I'm always fascinated by film portrayals of academics and/or thesis writers...the woman in Lisa Cholodenko's recent film, Laurel Canyon really got to me -- secluding herself, the pressure to write . . . few films can really stand to portray the agony of the writing experience (without totally navel-gazing, like Adaptation).


the NYT vs yoga

The NYT recently ran a piece on Bikram yoga, marshalling various physical therapists and medical doctors who gave little soundbites about how exercising in heat can be bad for you, how flexibility can be bad for you, and how yoga in general can be bad for you. Honestly, it's amazing that anyone reads any health reporting in the mainstream media these days. So cautious and so contradictory as not to say much at all.

So, just to make it clear where I stand: ANYTHING can be bad for you if done improperly, to excess, or with the wrong goals in mind. The corollary to that precept is that NO ONE PLAN (routine, prescription, diet, etc) will suit everyone. Once people can get out of the false empiricism encouraged by the ever-present "polls" and "studies" reported in our media and recognize that most traditional medical systems and folkways include systems of categorizing people according to metabolic type, maybe some real education can happen.

I feel fortunate that I was able to see my way beyond the traditional Western medical system over a decade ago -- to research things on my own and keep an open mind about different modalities for increasing and improving our overall wellness.

Personally, I really enjoy the Bikram series -- but it's not the only type of yoga out there, and it's certainly not for everybody. The heat can be very intense, and some body types are just better equipped to deal with it than others. But what the NYT describes doesn't match my experience at all. All the teachers I've encountered go out of their way to watch new students, to offer adaptations for those with injuries or limited range of motion, and to encourage a gentle approach to the postures. Personally, I've found the Bikram series to offer a wonderful blend of physical benefits (less knee pain, greater flexibility, improved range of motion in my shoulders) and emotional/spiritual/mental benefits: the yoga works on you, through you, beyond your conscious mind's attempts to control the situation. By focusing your attention on the extreme conditions of the physical, you free up your spiritual resources so that other transformations occur.

It makes me angry to see reporting like this, which is so obviously slanted against its purported topic from the beginning. But it also seems like the last gasp of the establishment -- after all, in the past ten years yoga has gone from hippie to trendy to completely yuppified -- so why even bother trying to turn people against it?


tenure blogging

Somehow it seems fitting that I discover the world of academic's blogs the same week that I get tenure. If only I had known that my "tribe" had such a presence on the web, I might have been caught up in blogs before. I guess the blogs I'd stumbled across before were either techno-geeky or very teenagery -- both of which I understand, but don't fully identify with -- but this seems to be my way "in" to this part of the webworld.

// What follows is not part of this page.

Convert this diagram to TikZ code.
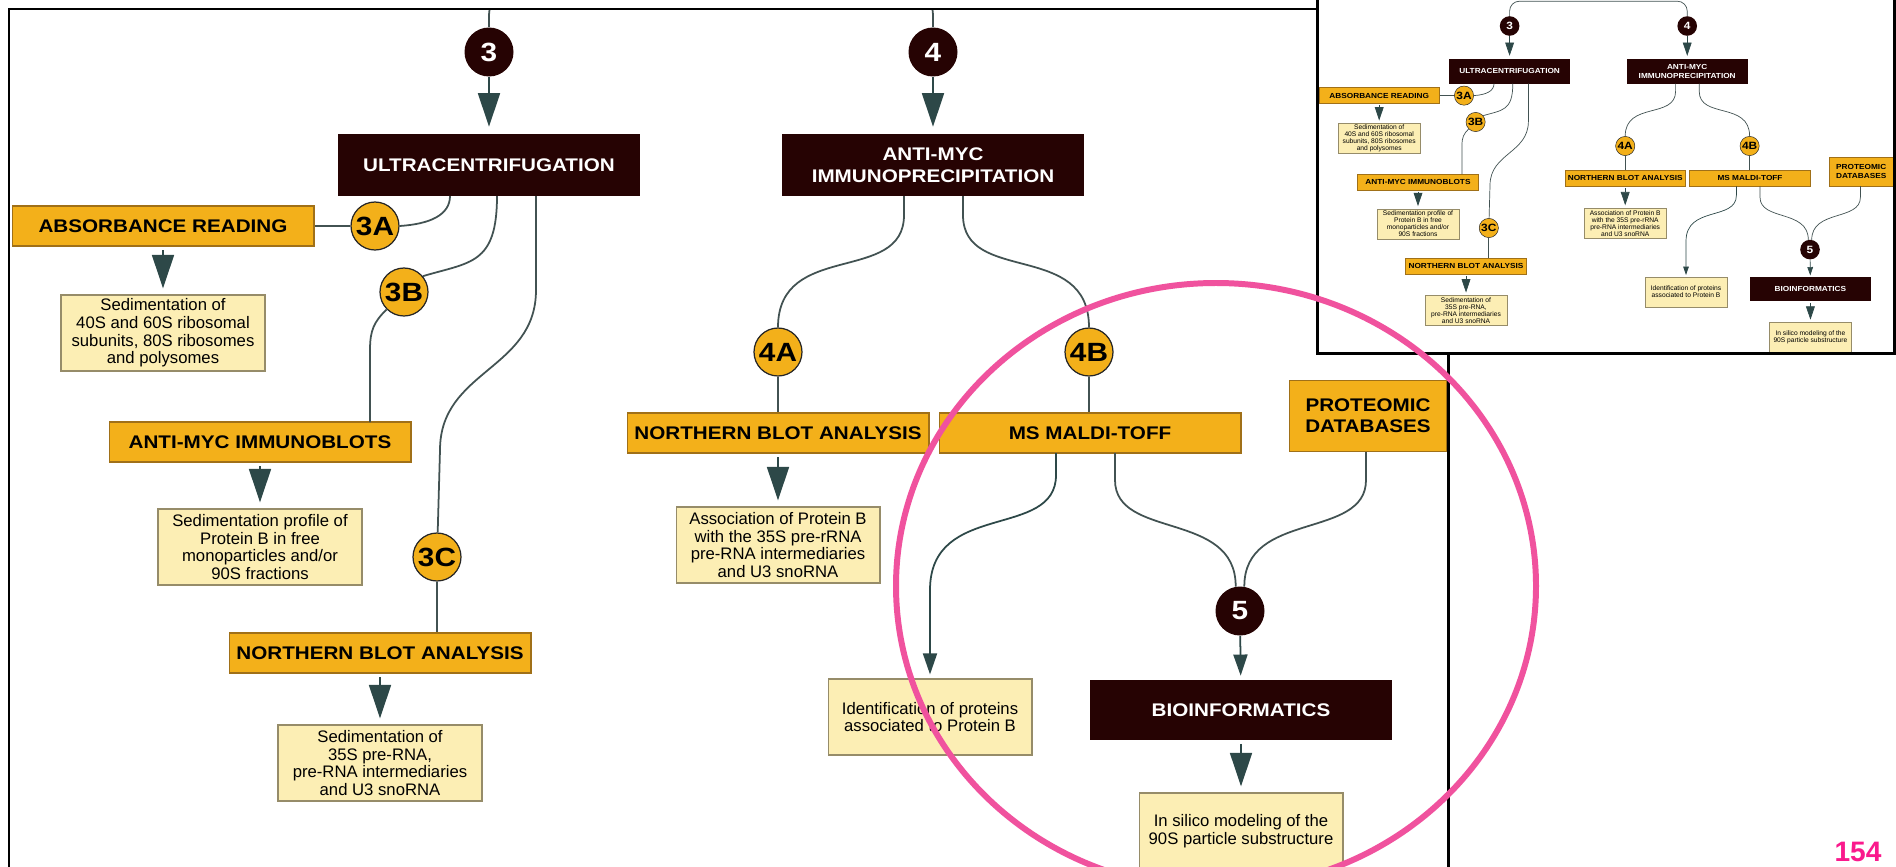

Not that I always want to identify as an academic -- partially or fully. Yet I know from long experience that academe is one of my primary communities--one in which, despite the hierarchies, backbiting, and petty games, also offers incredible freedoms and the opportunity to live in such a way that sometimes the interior encounters the exterior life.

If I'd found all this before, perhaps the process (grad school, tenure) would have been easier. Blogs were just beginning midway thru my PhD. But, on the other hand, I've never had any trouble finding ways to procrastinate...

So, it's fitting. I'm creating yet another online identity (having a few already) at the same time that I get the chance to develop another sense of who I am as a tenured professor.

my first entry

So here I am finally in the world of blogging. I say "finally," although it hasn't really been that long (a couple of days?) since I've actually been considering it.